Deux géants : Wilhelm Kempff en pleine maturité dans Schubert et Schumann, Maurizio Pollini à dix huit ans dans Chopin.
Au crépuscule de sa vie, Wilhelm Kempff se retire à la Casa Orfeo, sa résidence d'été de Positano, village de pêcheurs sur la côte almafitaine où il s'éteindra à 95 ans, comme la flamme d'une bougie, le 23 mai 1991. Quinze jours après Rudolf Serkin disparu le 9 mai et quinze jours avant Claudio Arrau le 9 juin. Nul doute qu'ils ont voulu partir ensemble au panthéon des pianistes, ces trois géants qui ont illuminé le XXe siècle de leur génie singulier.
Wilhelm Kempff était un enfant prodige. Fils d'un organiste de Jüteborg, né le 25 novembre 1895, il lui paraissait tout naturel de jouer à dix ans, par cœur et en les transposant dans n'importe quel ton indiqué les quarante-huit Préludes et Fugues du Clavier bien tempéré de Jean-Sébastien Bach. Admis à neuf ans à la Hochschule für Musik de Berlin, il est l'élève de Heinrich Barth pour le piano, mais suit aussi des cours de composition, et plus tard de philosophie et d'histoire de la musique. En 1918, Arthur Nikisch l'engage pour jouer avec l'Orchestre Philharmonique de Berlin le Concerto n°4 en sol majeur de Beethoven, compositeur qui l'accompagnera toute sa vie.
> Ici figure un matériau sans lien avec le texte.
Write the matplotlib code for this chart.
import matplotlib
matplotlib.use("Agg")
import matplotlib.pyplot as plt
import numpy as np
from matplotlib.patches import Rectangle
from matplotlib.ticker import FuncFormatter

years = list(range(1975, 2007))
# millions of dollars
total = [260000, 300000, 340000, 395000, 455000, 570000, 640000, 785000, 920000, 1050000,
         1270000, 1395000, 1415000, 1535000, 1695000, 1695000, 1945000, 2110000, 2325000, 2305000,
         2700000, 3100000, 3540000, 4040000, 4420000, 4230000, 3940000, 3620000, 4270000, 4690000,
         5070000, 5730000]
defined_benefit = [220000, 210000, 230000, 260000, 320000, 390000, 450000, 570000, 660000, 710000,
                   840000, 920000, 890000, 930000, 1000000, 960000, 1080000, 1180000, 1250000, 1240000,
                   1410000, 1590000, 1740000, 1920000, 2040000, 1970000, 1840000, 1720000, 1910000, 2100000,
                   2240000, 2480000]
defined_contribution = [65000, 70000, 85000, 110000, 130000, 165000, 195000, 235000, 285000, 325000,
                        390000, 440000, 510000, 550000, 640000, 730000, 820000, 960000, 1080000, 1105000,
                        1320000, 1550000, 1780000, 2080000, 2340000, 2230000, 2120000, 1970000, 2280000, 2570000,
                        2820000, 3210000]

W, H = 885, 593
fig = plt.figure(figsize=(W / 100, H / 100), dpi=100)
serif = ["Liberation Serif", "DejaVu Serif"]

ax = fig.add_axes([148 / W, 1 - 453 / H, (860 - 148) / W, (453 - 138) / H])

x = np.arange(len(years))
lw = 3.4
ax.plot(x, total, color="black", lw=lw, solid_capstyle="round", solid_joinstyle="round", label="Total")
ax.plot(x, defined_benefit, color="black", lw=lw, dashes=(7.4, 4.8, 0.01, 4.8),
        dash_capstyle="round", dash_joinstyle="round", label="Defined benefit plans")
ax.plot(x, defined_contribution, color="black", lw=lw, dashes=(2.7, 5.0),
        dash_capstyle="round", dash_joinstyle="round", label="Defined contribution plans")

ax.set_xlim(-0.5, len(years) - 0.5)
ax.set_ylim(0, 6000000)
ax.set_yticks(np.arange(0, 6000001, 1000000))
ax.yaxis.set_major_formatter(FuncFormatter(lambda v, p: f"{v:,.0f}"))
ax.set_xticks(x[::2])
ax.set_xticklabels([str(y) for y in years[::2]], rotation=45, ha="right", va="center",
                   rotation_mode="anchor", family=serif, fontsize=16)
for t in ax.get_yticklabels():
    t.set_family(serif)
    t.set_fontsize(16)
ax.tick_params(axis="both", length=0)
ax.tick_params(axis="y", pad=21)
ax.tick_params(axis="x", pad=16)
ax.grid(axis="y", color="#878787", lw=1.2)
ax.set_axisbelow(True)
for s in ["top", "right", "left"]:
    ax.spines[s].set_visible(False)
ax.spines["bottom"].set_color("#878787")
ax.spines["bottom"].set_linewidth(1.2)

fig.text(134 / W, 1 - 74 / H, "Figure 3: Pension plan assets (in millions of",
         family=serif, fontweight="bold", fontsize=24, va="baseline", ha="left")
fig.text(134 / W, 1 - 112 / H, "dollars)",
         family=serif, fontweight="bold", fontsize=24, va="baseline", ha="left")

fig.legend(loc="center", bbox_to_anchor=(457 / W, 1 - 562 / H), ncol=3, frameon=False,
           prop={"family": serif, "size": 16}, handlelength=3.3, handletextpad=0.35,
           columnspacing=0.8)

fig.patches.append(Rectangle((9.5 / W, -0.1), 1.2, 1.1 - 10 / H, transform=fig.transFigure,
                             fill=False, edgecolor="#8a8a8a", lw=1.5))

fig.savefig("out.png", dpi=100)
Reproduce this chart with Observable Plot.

Il a enregistré trois fois l'intégrale de ses sonates qu'il joue aussi en concert ainsi que les cinq concertos.
Si Bach et Beethoven sont les piliers sur lesquels Kempff a bâti sa maison, Schubert et Schumann viennent naturellement prolonger son répertoire. De Schubert, capté à Paris en 1968, Kempff traduit toute l'intériorité et la profondeur dans le premier mouvement de la Sonate n°22 en la majeur D 664, écrite par le compositeur en septembre 1828 deux mois avant sa mort.
Le langage de Schumann semble avoir été fait pour Kempff, chaman en contact direct avec les compositeurs. Cette attitude qu'il partage avec le chef d'orchestre Furtwängler (avec lequel il jouait souvent à quatre mains) est un mélange de culte envers les musiciens qu'il interprète et de spontanéité qui repose sur une individualité exacerbée. Son jeu totalement libre semble délivré de toute pesanteur terrestre, comme dans l'Arabesque en 1961 et les Davidsbündlertänze en 1963, lors du festival de Besançon, qui s'évanouissent comme dans un rêve. Une vision fantasmagorique, la musique à l'état pur.
Après l'artiste dans sa pleine maturité, le tout jeune Maurizio Pollini, à 18 ans, alors qu'il vient juste de remporter le 1er Prix du Concours Chopin de Varsovie. Loin de se jeter dans une carrière qui lui tend les bras, il va se retirer et travailler avec Michelangeli. Mais au lendemain de sa victoire en 1960, il joue devant les caméras Trois Préludes de Frédéric Chopin. Au-delà d'une virtuosité époustouflante, il y a déjà tout le poids d'une personnalité complexe, qui sait allier comme peu le lyrisme et le respect scrupuleux du texte.